The Board of the resulting issuer will consist of three nominees of the management of INEO and two nominees of the management of Metron as constituted prior to the transaction. The Chief Executive Officer of the resulting issuer will be Kyle Hall and the President of the resulting issuer shall be Greg Watkin. The third director officer nominated by INEO is yet to be determined. On behalf of Metron Capital Corp the two nominee Directors will be Gurminder Sangha and James Talyor. Metron will not be suspended from trading on completion of the transaction and there is no requirement to obtain shareholder approval of the transaction.

The completion of the transaction is subject to conditions, including but not limited to the execution of a definitive agreement, mutual due diligence of the parties, and the approval of all regulatory bodies having jurisdiction in connection with the transaction including the TSX Venture Exchange. The transaction is also subject to certain conditions, including but not limited to, completion of the concurrent financing, name change and consolidation, employment agreements being entered into with key members of management, third party approvals, and shares of the Metron to be issued in connection with the acquisition having been conditionally approved for listing on the exchange. The letter of intent has been approved by the Board of Directors of both INEO and Metron Capital. The acquisition has been approved by all of the shareholders of INEO, by such shareholders entering into the acquisition agreement. The exchange has conditionally accepted the acquisition subject to the issuer fulfilling all of the requirements of the exchange on or before April 16, 2020.
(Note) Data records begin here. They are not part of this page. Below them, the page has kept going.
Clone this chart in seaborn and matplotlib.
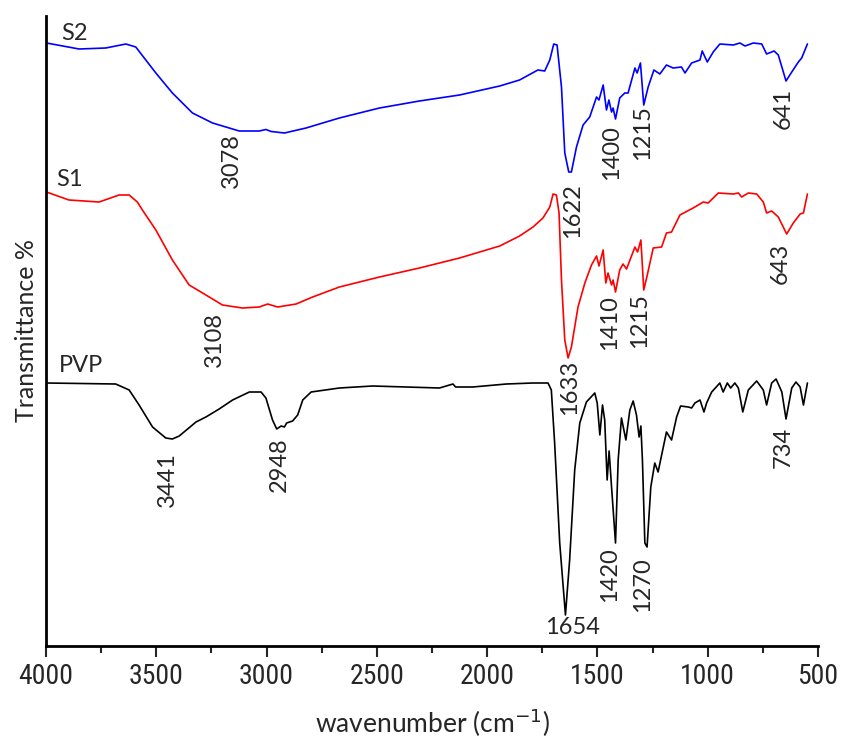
import matplotlib
matplotlib.use("Agg")
import matplotlib.pyplot as plt
from matplotlib import font_manager
import numpy as np
import pandas as pd
import seaborn as sns

# FTIR spectra (offset for display), wavenumber in cm^-1
s2_wn = [3998, 3850, 3729, 3638, 3593, 3502, 3427, 3336, 3245, 3124, 3033, 3003, 2979, 2919,
         2821, 2670, 2488, 2307, 2125, 1943, 1853, 1770, 1739, 1716, 1698, 1683, 1663, 1648,
         1630, 1618, 1595, 1565, 1535, 1504, 1493, 1474, 1459, 1448, 1436, 1429, 1418, 1399,
         1376, 1361, 1330, 1320, 1305, 1290, 1270, 1244, 1217, 1187, 1157, 1119, 1103, 1073,
         1035, 1025, 1002, 975, 945, 884, 854, 831, 793, 755, 733, 699, 680, 645, 619, 589,
         574, 548]
s2_t = [60.3, 59.7, 59.8, 60.2, 59.9, 57.3, 55.3, 53.3, 52.3, 51.5, 51.5, 51.65, 51.45, 51.3,
        51.8, 52.8, 53.8, 54.5, 55.1, 56.0, 56.6, 57.6, 57.5, 58.6, 60.2, 60.1, 55.9, 49.3,
        47.4, 47.4, 49.9, 52.1, 52.9, 54.9, 54.6, 56.1, 53.6, 54.6, 53.4, 53.8, 52.7, 54.8,
        55.3, 55.3, 57.8, 57.3, 58.3, 54.1, 55.9, 57.6, 57.2, 58.1, 57.8, 57.9, 57.3, 58.3,
        58.6, 59.5, 58.4, 59.4, 60.2, 60.1, 60.3, 60.0, 60.3, 60.2, 59.2, 59.5, 59.1, 56.5,
        57.4, 58.4, 58.8, 60.2]

s1_wn = [3998, 3896, 3759, 3669, 3623, 3586, 3563, 3502, 3427, 3351, 3275, 3200, 3109, 3033,
         2995, 2950, 2866, 2791, 2670, 2488, 2307, 2125, 1943, 1853, 1792, 1747, 1716, 1701,
         1686, 1674, 1663, 1648, 1633, 1618, 1588, 1557, 1527, 1504, 1493, 1474, 1462, 1452,
         1436, 1429, 1418, 1399, 1384, 1368, 1330, 1318, 1303, 1290, 1277, 1247, 1209, 1187,
         1164, 1126, 1066, 1020, 998, 952, 884, 861, 846, 816, 778, 748, 733, 710, 680, 642,
         612, 581, 566, 548]
s1_t = [45.4, 44.6, 44.4, 45.1, 45.1, 44.4, 43.6, 41.6, 38.6, 36.1, 35.1, 34.1, 33.8, 33.9,
        34.2, 33.9, 34.2, 34.9, 35.9, 36.9, 37.8, 38.8, 40.0, 41.0, 41.9, 42.8, 43.9, 45.2,
        45.1, 43.3, 36.6, 30.6, 28.8, 29.9, 33.9, 36.3, 38.1, 39.0, 38.0, 39.6, 36.3, 37.3,
        36.1, 36.6, 35.4, 37.6, 38.2, 37.7, 39.9, 39.4, 40.6, 35.6, 36.8, 39.8, 39.9, 41.3,
        41.4, 43.1, 43.8, 44.4, 44.3, 45.3, 45.2, 45.3, 44.9, 45.3, 45.2, 44.4, 43.3, 43.5,
        42.9, 41.2, 42.3, 43.2, 43.3, 45.2]

pvp_wn = [3998, 3684, 3623, 3578, 3517, 3457, 3427, 3396, 3320, 3275, 3215, 3154, 3078, 3025,
          3003, 2973, 2954, 2934, 2919, 2909, 2882, 2859, 2836, 2798, 2670, 2519, 2367, 2216,
          2155, 2143, 2065, 1913, 1792, 1724, 1709, 1694, 1671, 1645, 1626, 1603, 1580, 1550,
          1512, 1501, 1489, 1477, 1467, 1456, 1447, 1436, 1418, 1406, 1391, 1371, 1353, 1338,
          1323, 1311, 1303, 1296, 1285, 1275, 1258, 1240, 1225, 1187, 1164, 1141, 1123, 1088,
          1073, 1058, 1035, 1017, 1005, 982, 945, 930, 911, 896, 877, 861, 841, 816, 778, 748,
          733, 710, 690, 664, 645, 619, 600, 581, 566, 548]
pvp_t = [26.3, 26.2, 25.6, 24.1, 21.9, 20.8, 20.7, 21.0, 22.4, 22.9, 23.7, 24.6, 25.4, 25.4,
         24.8, 22.6, 21.7, 22.0, 21.9, 22.3, 22.5, 23.1, 24.6, 25.4, 25.8, 26.0, 25.9, 25.8,
         26.2, 25.9, 25.9, 26.2, 26.3, 26.3, 25.6, 20.3, 10.3, 3.1, 8.6, 17.6, 22.3, 24.4,
         25.3, 24.3, 21.1, 24.1, 22.6, 16.6, 19.5, 15.9, 10.3, 18.6, 22.8, 20.6, 23.6, 24.5,
         23.1, 20.9, 22.0, 18.6, 10.3, 9.9, 15.9, 18.3, 17.4, 21.4, 20.6, 22.9, 24.0, 23.9,
         23.8, 24.3, 24.6, 23.4, 24.3, 25.4, 26.3, 25.4, 26.3, 25.8, 26.3, 25.8, 23.4, 25.6,
         26.5, 25.6, 24.1, 26.3, 26.7, 25.4, 22.7, 25.8, 26.4, 25.9, 24.1, 26.3]

series_names = ["S2", "S1", "PVP"]
series_colors = ["#0000ff", "#ff0000", "#000000"]

# Series name labels: (text, wavenumber, level)
name_labels = [("S2", 3932, 61.3), ("S1", 3955, 46.6), ("PVP", 3941, 28.1)]

# Peak annotations: (text, wavenumber, level of the text top)
peak_labels = [
    ("3078", 3160, 51.3), ("1622", 1612, 46.3), ("1400", 1435, 52.1),
    ("1215", 1294, 54.1), ("641", 659, 55.8),
    ("3108", 3237, 33.4), ("1633", 1626, 28.6), ("1410", 1444, 35.1),
    ("1215", 1308, 35.3), ("643", 672, 40.3),
    ("3441", 3451, 19.4), ("2948", 2942, 20.9), ("1420", 1444, 9.9),
    ("1270", 1294, 8.9), ("734", 659, 21.9),
]
horizontal_label = ("1654", 1612, 1.9)

xticks = [4000, 3500, 3000, 2500, 2000, 1500, 1000, 500]

frames = []
for name, wn, t in [("S2", s2_wn, s2_t), ("S1", s1_wn, s1_t), ("PVP", pvp_wn, pvp_t)]:
    frames.append(pd.DataFrame({"wavenumber": wn, "T": t, "sample": name}))
df = pd.concat(frames, ignore_index=True)

sns.set_style("ticks")
label_font = ["Lato", "DejaVu Sans"]

# Narrow face for the tick numbers, if one is installed
installed = {f.name for f in font_manager.fontManager.ttflist}
tick_font = [f for f in ["Liberation Sans Narrow", "DejaVu Sans Condensed",
                         "Roboto Condensed", "Liberation Sans"] if f in installed] or ["DejaVu Sans"]
tick_size = 20 if tick_font[0] != "Liberation Sans" else 18

fig = plt.figure(figsize=(8.45, 7.46), dpi=100)
ax = fig.add_axes([46 / 845, 1 - 646 / 746, (818 - 46) / 845, (646 - 16) / 746])

for name, color in zip(series_names, series_colors):
    sub = df[df["sample"] == name]
    sns.lineplot(data=sub, x="wavenumber", y="T", sort=False, estimator=None,
                 color=color, linewidth=1.2, ax=ax, legend=False)

ax.set_xlim(4000, 500)
ax.set_ylim(0, 63)
ax.set_xticks(xticks)
ax.set_xticks(np.arange(3750, 500, -500), minor=True)
ax.set_xticklabels([str(v) for v in xticks], family=tick_font, fontsize=tick_size)
ax.set_yticks([])
ax.tick_params(axis="x", which="major", length=8, width=1.5, direction="out", pad=4)
ax.tick_params(axis="x", which="minor", length=5, width=1.5, direction="out")
for side in ["top", "right"]:
    ax.spines[side].set_visible(False)
for side in ["left", "bottom"]:
    ax.spines[side].set_linewidth(2)
    ax.spines[side].set_color("black")

ax.set_xlabel("wavenumber (cm$^{-1}$)", family=label_font, fontsize=19, labelpad=12)
ax.set_ylabel("Transmittance %", family=label_font, fontsize=18, labelpad=6)

for text, wn, lvl in name_labels:
    ax.text(wn, lvl, text, ha="left", va="center", fontsize=17, family=label_font)

for text, wn, lvl in peak_labels:
    ax.text(wn, lvl, text, rotation=90, ha="center", va="top", fontsize=17,
            family=label_font)

text, wn, lvl = horizontal_label
ax.text(wn, lvl, text, ha="center", va="center", fontsize=17, family=label_font)

fig.savefig("out.png", dpi=100)
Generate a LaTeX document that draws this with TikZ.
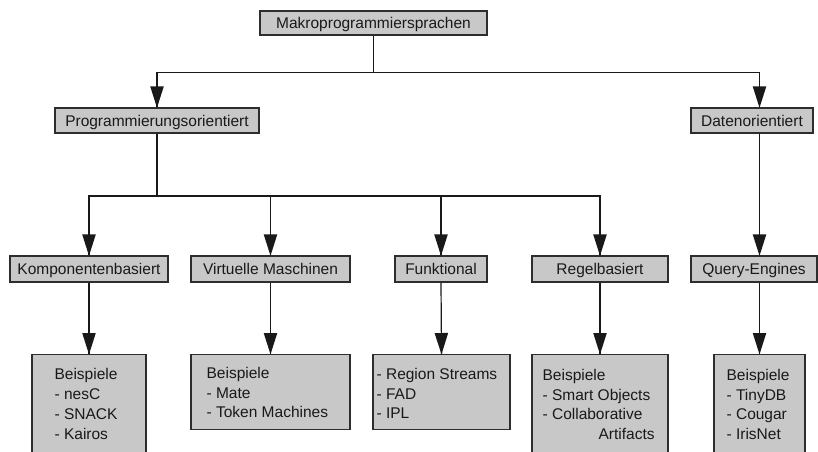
\documentclass[tikz,border=0pt]{standalone}
\usepackage{fontspec}
\setmainfont{Liberation Sans}
\usetikzlibrary{decorations.markings}

\definecolor{boxfill}{RGB}{200,200,200}
\definecolor{boxline}{RGB}{45,45,45}
\definecolor{inkcol}{RGB}{25,25,25}

\tikzset{
  labelfont/.style={font=\fontsize{15.5}{19.7}\selectfont, text=inkcol},
  catbox/.style={labelfont, draw=boxline, fill=boxfill, line width=1.2pt,
    inner sep=0pt, text height=11.1pt, text depth=0pt},
  exbox/.style={draw=boxline, fill=boxfill, line width=1.2pt, inner sep=0pt,
    anchor=north},
  extext/.style={labelfont, inner sep=0pt, align=left, anchor=north west},
  link/.style={draw=inkcol, line width=1.2pt},
  % wide filled triangle at the end of a connector
  arr/.style={link, postaction={decorate, decoration={markings,
    mark=at position 1 with {\fill[inkcol] (0.4pt,0pt) -- (-21pt,6.8pt) -- (-21pt,-6.8pt) -- cycle;}}}}
}

\begin{document}
\begin{tikzpicture}[x=1pt,y=1pt]
  \useasboundingbox (0,0) rectangle (818,-451);
  \clip (0,0) rectangle (818,-451);

  % root
  \node[catbox, minimum width=227, minimum height=24] (root) at (373.5,-23) {Makroprogrammiersprachen};

  % first level
  \node[catbox, minimum width=204, minimum height=25] (prog) at (157,-120.5) {Programmierungsorientiert};
  \node[catbox, minimum width=122, minimum height=25] (daten) at (752,-120.5) {Datenorientiert};

  % second level
  \node[catbox, minimum width=158, minimum height=26] (komp) at (89,-269) {Komponentenbasiert};
  \node[catbox, minimum width=159, minimum height=26] (virt) at (270.5,-269) {Virtuelle Maschinen};
  \node[catbox, minimum width=92, minimum height=26] (funk) at (441,-269) {Funktional};
  \node[catbox, minimum width=136, minimum height=26] (regel) at (600,-269) {Regelbasiert};
  \node[catbox, minimum width=126, minimum height=26] (query) at (754,-269) {Query-Engines};

  % example boxes
  \node[exbox, minimum width=114, minimum height=110] (ex1) at (89,-354) {};
  \node[exbox, minimum width=159, minimum height=75] (ex2) at (270.5,-354) {};
  \node[exbox, minimum width=137, minimum height=75] (ex3) at (441.5,-354) {};
  \node[exbox, minimum width=136, minimum height=110] (ex4) at (600,-354) {};
  \node[exbox, minimum width=91, minimum height=110] (ex5) at (759.5,-354) {};

  \node[extext] (ex1t) at ([xshift=23pt,yshift=-14.5pt]ex1.north west)
    {Beispiele\\- nesC\\- SNACK\\- Kairos};
  \node[extext] (ex2t) at ([xshift=16pt,yshift=-13pt]ex2.north west)
    {Beispiele\\- Mate\\- Token Machines};
  \node[extext] (ex3t) at ([xshift=4pt,yshift=-14pt]ex3.north west)
    {- Region Streams\\- FAD\\- IPL};
  \node[extext] (ex4t) at ([xshift=11pt,yshift=-15pt]ex4.north west)
    {Beispiele\\- Smart Objects\\- Collaborative\\\hspace*{56pt}Artifacts};
  \node[extext] (ex5t) at ([xshift=13pt,yshift=-15pt]ex5.north west)
    {Beispiele\\- TinyDB\\- Cougar\\- IrisNet};

  % junctions
  \coordinate (j1) at (373.5,-72.5);
  \coordinate (j2) at (157,-196);

  % root to first level
  \draw[link] (root.south) -- (j1);
  \draw[arr] (j1) -| (prog.north);
  \draw[arr] (j1) -| (daten.north -| ex5.north);

  % programming oriented branch
  \draw[link] (prog.south) -- (j2);
  \draw[arr] (j2) -| (komp.north);
  \draw[arr] (j2) -| (virt.north);
  \draw[arr] (j2) -| (funk.north);
  \draw[arr] (j2) -| (regel.north);

  % data oriented branch
  \draw[arr] (daten.south -| ex5.north) -- (query.north -| ex5.north);

  % categories to examples
  \draw[arr] (komp.south) -- (ex1.north);
  \draw[arr] (virt.south) -- (ex2.north);
  \draw[arr] (funk.south) -- (ex3.north);
  \draw[arr] (regel.south) -- (ex4.north);
  \draw[arr] (query.south -| ex5.north) -- (ex5.north);
\end{tikzpicture}
\end{document}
Computershare Trust Company of Canada acted as transfer agent to Metron. Peter M. Roth of Farris LLP acted as legal advisor to Metron Capital and Cory Kent of McMillan LLP acted as legal advisor to INEO.

INEO Solutions Inc completed the acquisition of Metron Capital Corp. (TSXV:MCN) in a reverse merger transaction on January 24, 2020. The new combined company will be known as INEO Tech Corp. and will recommence trading on the TSX Venture Exchange under the symbol “INEO”, at the open of market on January 29, 2020.